Davis initially arrived at Charlotte after receiving First-Team All-Virginia honors out of high school. The offensive lineman missed the entirety of his first season due to academic ineligibility but returned to the field in 2015. During his freshman season, the Virginia native started the final 10 games of the season at right guard.
Davis continued to hold onto the right guard job and established himself as one of the better young talents in college football. During the 2016 season, Davis earned an honorable mention to the All-Conference for his play at guard. He almost certainly would have made first or second-team honors had injuries not limited him to nine games played. Davis played a full season for the first time in his career in 2017, once again earning an All-Conference honorable mention for his work at right guard.

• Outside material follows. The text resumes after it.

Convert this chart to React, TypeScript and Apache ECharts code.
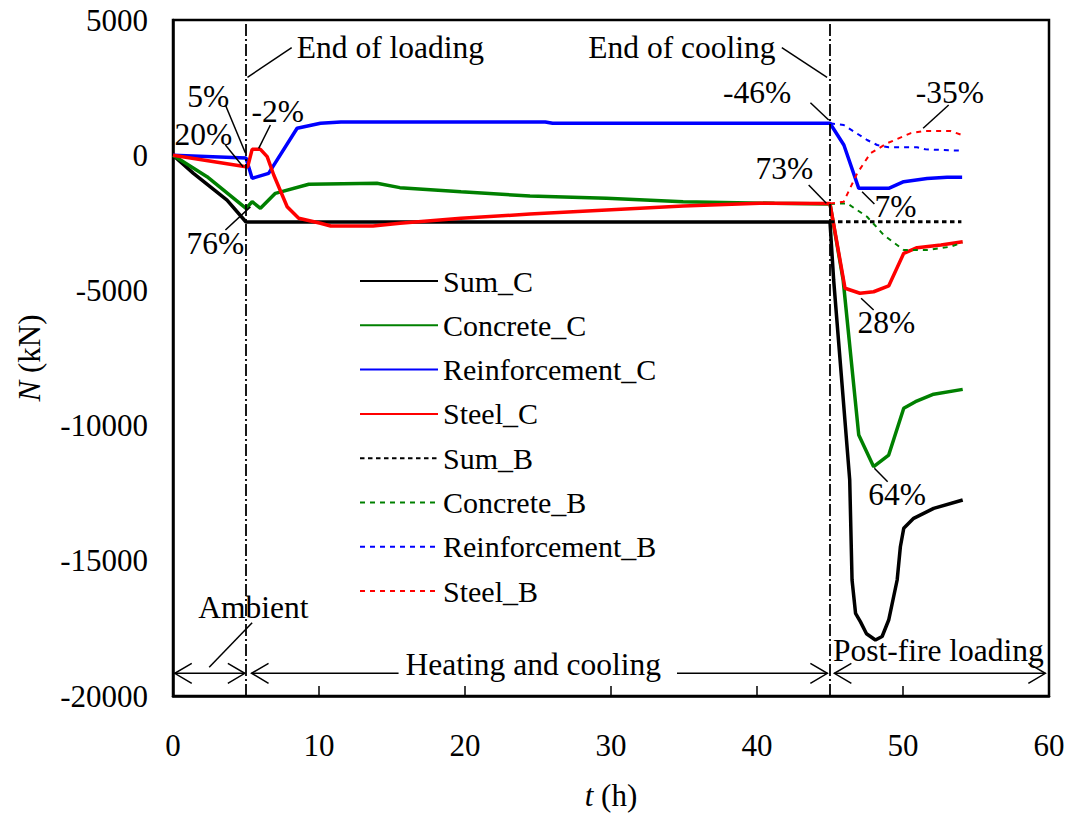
import React, { useEffect, useRef } from "react";
import * as echarts from "echarts";

const FAMILY = "Liberation Serif";

// Axis ticks
const xTicks = [0, 10, 20, 30, 40, 50, 60];
const yTicks = [5000, 0, -5000, -10000, -15000, -20000];

// Phase boundaries (h)
const endOfLoading = 5;
const endOfCooling = 45;

// Axial force N (kN) vs time t (h), column C
const sumC_t = [0, 1.4, 3.7, 5, 45, 45.25, 46.35, 46.51, 46.75, 47.08, 47.5, 48.11, 48.57, 49.02, 49.6, 49.82, 50.05, 50.73, 52.1, 54.09];
const sumC_n = [0, -670, -1660, -2470, -2470, -4615, -12010, -15710, -16940, -17250, -17700, -17930, -17800, -17190, -15710, -14480, -13800, -13430, -13060, -12750];

const concreteC_t = [0, 2.33, 5, 5.42, 5.99, 7.01, 9.3, 13.97, 15.54, 19.73, 24.45, 29.7, 34.94, 41.2, 45, 45.9, 46.97, 47.99, 49.02, 50.05, 50.85, 52.1, 54.09];
const concreteC_n = [0, -795, -1965, -1720, -1965, -1410, -1076, -1040, -1200, -1350, -1510, -1595, -1720, -1780, -1805, -4615, -10350, -11520, -11090, -9360, -9115, -8840, -8660];

const reinfC_t = [0, 5, 5.42, 6.55, 8.5, 10.1, 11.5, 25.5, 26, 45, 45.95, 46.97, 49.02, 50.05, 51.65, 53.02, 54.05];
const reinfC_n = [0, -100, -855, -670, 995, 1180, 1230, 1230, 1180, 1180, 377, -1225, -1225, -980, -860, -815, -815];

const steelC_t = [0, 5, 5.12, 5.42, 5.99, 6.45, 6.9, 7.82, 8.61, 10.1, 10.8, 13.7, 15.54, 19.73, 24.45, 29.7, 34.94, 40.18, 45, 46.03, 47.05, 47.99, 49.02, 50.05, 50.96, 52.6, 54.09];
const steelC_n = [0, -430, -425, 218, 218, -55, -732, -1905, -2333, -2518, -2618, -2618, -2520, -2335, -2175, -2025, -1880, -1780, -1790, -4920, -5105, -5050, -4835, -3630, -3420, -3320, -3200];

// Column B, post-fire loading only
const sumB_t = [45, 54];
const sumB_n = [-2460, -2460];

const concreteB_t = [45, 46.17, 47.54, 48.68, 50.05, 51.65, 53.25, 54.05];
const concreteB_n = [-1805, -1780, -2275, -2950, -3505, -3505, -3385, -3235];

const reinfB_t = [45, 45.94, 47.54, 48.23, 49.02, 50.96, 51.53, 54.05];
const reinfB_n = [1180, 1117, 562, 377, 292, 292, 218, 166];

const steelB_t = [45, 45.94, 46.86, 47.77, 48.91, 50.5, 51.42, 53.25, 54.05];
const steelB_n = [-1790, -1720, -670, 70, 440, 810, 895, 895, 747];

// Callouts: text anchor, leader line from -> to (data coordinates)
const callouts = [
  { text: "End of loading", at: [14.89, 4000], from: [8.13, 3975], to: [5.1, 2880] },
  { text: "End of cooling", at: [34.86, 4000], from: [41.7, 3975], to: [44.8, 2880] },
  { text: "5%", at: [2.42, 2189], from: [3.59, 1856], to: [4.96, 81] },
  { text: "20%", at: [2.08, 784], from: [3.59, 377], to: [4.8, -425] },
  { text: "-2%", at: [7.18, 1598], from: [6.67, 1117], to: [5.87, 255] },
  { text: "76%", at: [2.9, -3284], from: [3.59, -2766], to: [5.3, -1912] },
  { text: "-46%", at: [40.0, 2319], from: [43.66, 1941], to: [44.91, 1302] },
  { text: "-35%", at: [53.21, 2319], from: [53.13, 1856], to: [51.38, 995] },
  { text: "73%", at: [41.88, -510], from: [43.54, -1102], to: [44.75, -1779] },
  { text: "7%", at: [49.48, -1905], from: [48.04, -1805], to: [47.2, -1350] },
  { text: "28%", at: [48.86, -6187], from: [47.99, -5724], to: [47.13, -5292] },
  { text: "64%", at: [49.6, -12555], from: [48.95, -12074], to: [48.04, -11578] },
  { text: "Ambient", at: [5.51, -16744], from: [2.48, -18937], to: [5.42, -17288] },
];

// Phase span arrows at a fixed N level
const arrowLevel = -19160;
const phaseArrows = [
  { from: 0.12, to: 4.92, headStart: true, headEnd: true },
  { from: 5.38, to: 15.45, headStart: true, headEnd: false },
  { from: 34.52, to: 44.82, headStart: false, headEnd: true },
  { from: 45.3, to: 59.75, headStart: true, headEnd: true },
];
const phaseTexts = [
  { text: "Heating and cooling", at: [24.68, -18852] },
  { text: "Post-fire loading", at: [52.42, -18335] },
];

const pairs = (t: number[], n: number[]) => t.map((x, i) => [x, n[i]]);

const seriesDefs = [
  { name: "Sum_C", t: sumC_t, n: sumC_n, color: "#000000", dashed: false },
  { name: "Concrete_C", t: concreteC_t, n: concreteC_n, color: "#008000", dashed: false },
  { name: "Reinforcement_C", t: reinfC_t, n: reinfC_n, color: "#0000ff", dashed: false },
  { name: "Steel_C", t: steelC_t, n: steelC_n, color: "#ff0000", dashed: false },
  { name: "Sum_B", t: sumB_t, n: sumB_n, color: "#000000", dashed: true },
  { name: "Concrete_B", t: concreteB_t, n: concreteB_n, color: "#008000", dashed: true },
  { name: "Reinforcement_B", t: reinfB_t, n: reinfB_n, color: "#0000ff", dashed: true },
  { name: "Steel_B", t: steelB_t, n: steelB_n, color: "#ff0000", dashed: true },
];

const lineStyleOf = (name: string, color: string, dashed: boolean): any =>
  dashed
    ? { color, width: name === "Sum_B" ? 3 : 2, type: name === "Sum_B" ? [4.5, 3.5] : [5, 5] }
    : { color, width: 3.5, type: "solid" };

export default function App() {
  const ref = useRef<HTMLDivElement>(null);

  useEffect(() => {
    document.body.style.margin = "0";
    const chart = echarts.init(ref.current!, undefined, { renderer: "svg" });

    const txt = { fontSize: 31, fontFamily: FAMILY, color: "#000", fontStyle: "normal", fontWeight: "normal" };

    const series: any[] = seriesDefs.map((s) => ({
      name: s.name,
      type: "line",
      data: pairs(s.t, s.n),
      symbol: "none",
      showSymbol: false,
      itemStyle: { color: s.color },
      lineStyle: lineStyleOf(s.name, s.color, s.dashed),
      z: s.dashed ? 3 : 2,
    }));
    series[0].markLine = {
      silent: true,
      symbol: ["none", "none"],
      label: { show: false },
      lineStyle: { color: "#000", width: 1.8, type: [12, 3, 2, 3] },
      data: [{ xAxis: endOfLoading }, { xAxis: endOfCooling }],
    };

    chart.setOption({
      animation: false,
      backgroundColor: "#fff",
      textStyle: { fontFamily: FAMILY },
      grid: {
        left: 173,
        right: 24,
        top: 20,
        bottom: 124,
        show: true,
        borderColor: "#000",
        borderWidth: 2.5,
        containLabel: false,
      },
      legend: {
        orient: "vertical",
        left: 359,
        top: 266,
        padding: 0,
        itemWidth: 78,
        itemHeight: 14,
        itemGap: 14.3,
        itemStyle: { color: "rgba(0,0,0,0)", borderWidth: 0, opacity: 0 },
        textStyle: { ...txt, fontSize: 30, lineHeight: 30 },
        data: seriesDefs.map((s) => s.name),
      },
      xAxis: {
        type: "value",
        min: xTicks[0],
        max: xTicks[xTicks.length - 1],
        interval: 10,
        name: "{i|t} (h)",
        nameLocation: "middle",
        nameGap: 84,
        nameTextStyle: { ...txt, rich: { i: { ...txt, fontStyle: "italic" } } },
        axisLine: { onZero: false, lineStyle: { color: "#000", width: 2.5 } },
        axisTick: { inside: true, length: 10, lineStyle: { color: "#000", width: 1.5 } },
        axisLabel: { ...txt, margin: 34, formatter: (v: number) => String(v) },
        splitLine: { show: false },
      },
      yAxis: {
        type: "value",
        min: yTicks[yTicks.length - 1],
        max: yTicks[0],
        interval: 5000,
        name: "{i|N} (kN)",
        nameLocation: "middle",
        nameRotate: 90,
        nameGap: 128,
        nameTextStyle: { ...txt, rich: { i: { ...txt, fontStyle: "italic" } } },
        axisLine: { show: true, onZero: false, lineStyle: { color: "#000", width: 2.5 } },
        axisTick: { show: false },
        axisLabel: { ...txt, margin: 25, formatter: (v: number) => String(v) },
        splitLine: { show: false },
      },
      series,
    } as any);

    const toPx = (p: number[]) => chart.convertToPixel({ gridIndex: 0 }, p) as number[];
    const text = (str: string, x: number, y: number) => ({
      type: "text",
      x,
      y,
      silent: true,
      z: 10,
      style: {
        text: str,
        fill: "#000",
        font: `31.5px ${FAMILY}`,
        align: "center",
        verticalAlign: "middle",
        textAlign: "center",
        textVerticalAlign: "middle",
      },
    });
    const thin = { stroke: "#000", lineWidth: 1.5, fill: "none" };
    const elements: any[] = [];

    // Callouts with leader lines
    callouts.forEach((c) => {
      const a = toPx(c.from);
      const b = toPx(c.to);
      elements.push({ type: "line", silent: true, z: 10, shape: { x1: a[0], y1: a[1], x2: b[0], y2: b[1] }, style: thin });
      const p = toPx(c.at);
      elements.push(text(c.text, p[0], p[1]));
    });

    // Phase span arrows
    const headLen = 17;
    const headHalf = 10;
    phaseArrows.forEach((ar) => {
      const a = toPx([ar.from, arrowLevel]);
      const b = toPx([ar.to, arrowLevel]);
      elements.push({ type: "line", silent: true, z: 10, shape: { x1: a[0], y1: a[1], x2: b[0], y2: b[1] }, style: thin });
      if (ar.headStart) {
        elements.push({
          type: "polyline",
          silent: true,
          z: 10,
          shape: { points: [[a[0] + headLen, a[1] - headHalf], [a[0], a[1]], [a[0] + headLen, a[1] + headHalf]] },
          style: thin,
        });
      }
      if (ar.headEnd) {
        elements.push({
          type: "polyline",
          silent: true,
          z: 10,
          shape: { points: [[b[0] - headLen, b[1] - headHalf], [b[0], b[1]], [b[0] - headLen, b[1] + headHalf]] },
          style: thin,
        });
      }
    });
    phaseTexts.forEach((p) => {
      const q = toPx(p.at);
      elements.push(text(p.text, q[0], q[1]));
    });

    chart.setOption({ graphic: { elements } });

    return () => chart.dispose();
  }, []);

  return <div ref={ref} style={{ width: 1073, height: 820 }} />;
}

was effective in a variety of blocking schemes; light on his feet and able to mirror quicker defensive linemen; projects as a guard but can play tackle in a pinch; strong ability to open lanes as a lead blocker; could probably learn center if relegated to a backup role.
most measurables are below NFL standards; needs to add strength at the next level; unknown NCAA violation is cause for concern; only started in a full season one time; short arms make it hard for him to engage defenders; struggles against bull rushers;
NFL Comparison: Joe Looney
Teams With Need at Position: Arizona Cardinals, Atlanta Falcons, Carolina Panthers, Denver Broncos, Minnesota Vikings, Tampa Bay Buccaneers
Projection: Third or fourth round
Despite spending 2018 at right tackle, Nate Davis will probably be a guard at the NFL level. He doesn’t have the size or strength to line up against edge defenders, but his underwhelming numbers won’t be as big of a deal on the interior. Davis played in a variety of blocking schemes in college, so his skill set should translate to the NFL regardless of scheme. His quick feet allow him to mirror quicker defenders and be a strong pull guard. Additionally, his versatility and ability to play tackle if necessary should only add to his NFL value.
There are reservations that come with selecting Davis. The Virginia native doesn’t have ideal size or strength for the NFL, and he’ll need to add on some muscle if he is to survive in the pros. His lack of muscle showed up repeatedly in college when facing bull rushers. If he allowed first contact, he didn’t have the strength to hold his ground. Because of his short arms, he’ll likely allow first contact more than one would prefer. Additionally, he’s only played a full season one occasion, so availability is a concern.
Davis will probably spend the majority of his career as a high-end backup capable of filling in all across the offensive line. While injuries could force him to start in certain situations, he’ll never be anyone’s Plan A along the offensive line. There are roles for players like this, but he’s ultimately a top-level backup with the versatility to provide depth along the entire offensive line.